Description of the task
Leave the pictures out and quote every line from the start of the listing to the line with "plt.rcParams['font.family'] = [fam, 'DejaVu", inclusive.

Material
----------
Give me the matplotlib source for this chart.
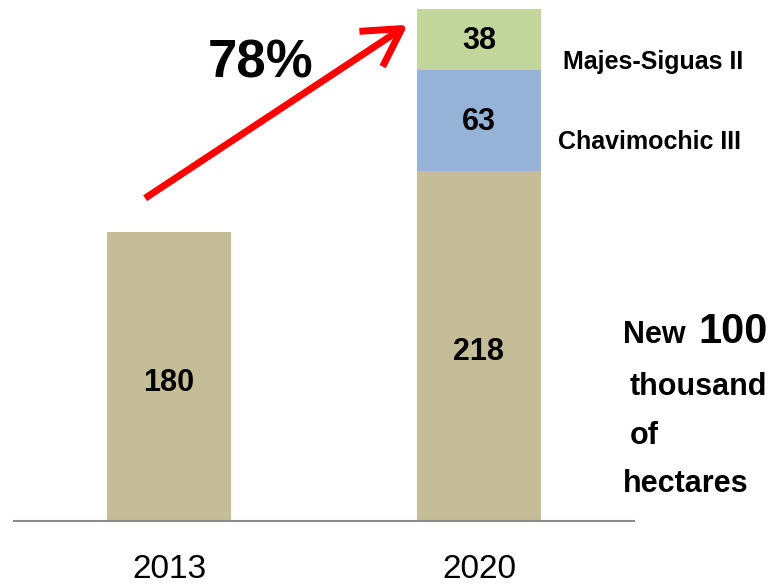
import matplotlib.pyplot as plt
from matplotlib import font_manager

# data
years = ["2013", "2020"]
base = [180, 218]
chavimochic = [0, 63]
majes = [0, 38]
project_names = ["Chavimochic III", "Majes-Siguas II"]
growth_label = "78%"

names = {f.name for f in font_manager.fontManager.ttflist}
fam = "Liberation Sans Narrow" if "Liberation Sans Narrow" in names else "Liberation Sans"
plt.rcParams['font.family'] = [fam, 'DejaVu Sans']

tan = "#C4BD97"
blue = "#95B3D7"
green = "#C3D69B"

fig = plt.figure(figsize=(7.81, 5.87), dpi=100)
ax = fig.add_axes([14 / 781, 66 / 587, 620 / 781, 521 / 587])
x = [0, 1]
ax.bar(x, base, width=0.4, color=tan)
ax.bar(x[1], chavimochic[1], bottom=base[1], width=0.4, color=blue)
ax.bar(x[1], majes[1], bottom=base[1] + chavimochic[1], width=0.4, color=green)
ax.set_xlim(-0.5, 1.5)
ax.set_ylim(0, 324.4)

for s in ["top", "right", "left"]:
    ax.spines[s].set_visible(False)
ax.spines["bottom"].set_color("#8c8c8c")
ax.spines["bottom"].set_linewidth(1.5)
ax.set_yticks([])
ax.set_xticks(x)
ax.set_xticklabels(years, fontsize=24)
ax.tick_params(axis="x", length=0, pad=24)

ax.text(0, base[0] / 2 - 4, str(base[0]), ha="center", va="center", fontsize=22, fontweight="bold")
ax.text(1, base[1] / 2 - 4, str(base[1]), ha="center", va="center", fontsize=22, fontweight="bold")
ax.text(1, base[1] + chavimochic[1] / 2 - 1, str(chavimochic[1]), ha="center", va="center",
        fontsize=22, fontweight="bold")
ax.text(1, base[1] + chavimochic[1] + majes[1] / 2 - 1, str(majes[1]), ha="center", va="center",
        fontsize=22, fontweight="bold")

# project labels
ax.text(1.255, 236, project_names[0], ha="left", va="center",
        fontsize=18, fontweight="bold")
ax.text(1.271, 286, project_names[1], ha="left", va="center",
        fontsize=18, fontweight="bold")

# arrow and growth label
ax.annotate("", xy=(0.77, 309), xytext=(-0.077, 201),
            arrowprops=dict(arrowstyle="->,head_length=0.7,head_width=0.4", color="red", lw=5,
                            mutation_scale=38, shrinkA=0, shrinkB=0,
                            capstyle="butt", joinstyle="round"))
ax.text(0.295, 285, growth_label, ha="center", va="center", fontsize=38, fontweight="bold")

# side note
fig.text(623 / 781, 1 - 343 / 587, "New", fontsize=22, fontweight="bold", va="baseline")
fig.text(698 / 781, 1 - 343 / 587, "100", fontsize=30, fontweight="bold", va="baseline")
fig.text(630 / 781, 1 - 395 / 587, "thousand", fontsize=22, fontweight="bold", va="baseline")
fig.text(630 / 781, 1 - 444 / 587, "of", fontsize=22, fontweight="bold", va="baseline")
fig.text(623 / 781, 1 - 492 / 587, "hectares", fontsize=22, fontweight="bold", va="baseline")

fig.savefig("out.png", dpi=100)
----------
Expected answer
Give me the matplotlib source for this chart.
import matplotlib.pyplot as plt
from matplotlib import font_manager

# data
years = ["2013", "2020"]
base = [180, 218]
chavimochic = [0, 63]
majes = [0, 38]
project_names = ["Chavimochic III", "Majes-Siguas II"]
growth_label = "78%"

names = {f.name for f in font_manager.fontManager.ttflist}
fam = "Liberation Sans Narrow" if "Liberation Sans Narrow" in names else "Liberation Sans"
plt.rcParams['font.family'] = [fam, 'DejaVu Sans']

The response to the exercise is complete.